Two major components for the details in ON DEADLY GROUNDS were floor plans for Clairmont Place and the family history timeline. For Clairmont Place, Schmitz supplemented her floor plan with photos of rooms, decorations, and architectural details she found on the internet that matched her vision for the mansion and its interior. She used these for visual inspiration when needed throughout the story.
Knowing her novel would “involve two intertwined families of multiple generations,” Schmitz created a family history that spanned almost 140 years (1880-2017). It also included changes to Clairmont Place and the town of Sinclair Station. “Research was necessary all the way through that creation to flesh out the dates with facts,” she says.

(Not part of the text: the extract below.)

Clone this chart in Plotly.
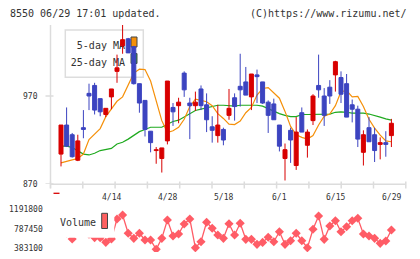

This helped shape her characters as well. Henry Sinclair was the first to arrive, although Schmitz isn’t sure she had his name at that point. She did know there “would be a wealthy man, which led to follow-on characters for his male secretary, his second wife, and his very young son.”
The young son was probably the easiest to write. “My heart went out to the poor little guy at the early traumas he suffered, and I shed a lot of tears for him as he developed,” Schmitz says. “Because I had such a soft spot for him in my heart, he just flowed out easily when it was his turn.”
On the opposite end of the spectrum was David, who, according to Schmitz, seemed to always be in her face. And this was after he just showed up in her novel, no less. “He was really irritating,” Schmitz says. “I tried to make him a more sophisticated character. But he dug in his heels and flat-out refused. He let me know he was a ‘bumbler’ and wasn’t about to change.”
Overall Schmitz found ON DEADLY GROUNDS easier to write than her first novel. She attributes that to several things. First, she learned a lot writing her first novel. This time, her first book was already out with some success, plus she was a full-time writer. ON DEADLY GROUNDS came pouring out in six months. But overall she feels she knew more about writing and the writing process. “I have taken a number of writing workshops from my friend, Steve Berry, who gets to the heart of the matter in concise little chunks of information,” she says. “I probably learned the most from him.” In addition, she has taken advanced writing courses and read The Successful Novelist by David Morrell and On Writing by Stephen King. “The big difference was I had more tools and techniques in my tool belt to search for and fix early problems.”
What does Schmitz find most difficult when writing a novel? Rewriting, she says. “The first draft just flew out of me, but as always, there were a number of rewrites.” The first came at the behest of her husband and first reader. Several fixes and small rewrites came as a result of her Street Team reads. And finally there were those requested by her publisher. “I did recognize each new iteration, guided by my editor, Darla Crass of Lamplighter Suspense Publishing, was better than the last,” she says.
“I’m working really hard to cut down on the number of rewrites I have to do in the future by writing more intentionally and being more aware in order to avoid issues as I go rather than having to search for them at the end and do a massive fix.”
Kaye Schmitz is the author of the award-winning novel The Consort Conspiracy (a Covington Family Mystery). Active in the writing community, she is a member of International Thriller Writers, the Florida Writers’ Association, Sisters in Crime National, Sisters in Crime, Jacksonville, and International Association of Women. She is also an active speaker and teaches a writers’ workshop titled “We All Have a Story to Tell.” Schmitz makes her home in Saint Augustine, Florida, where she lives with her husband, Michael, and loves, in addition to her husband, her two grown children, and her four grandchildren—cartoons, circuses, carousels, and chocolate.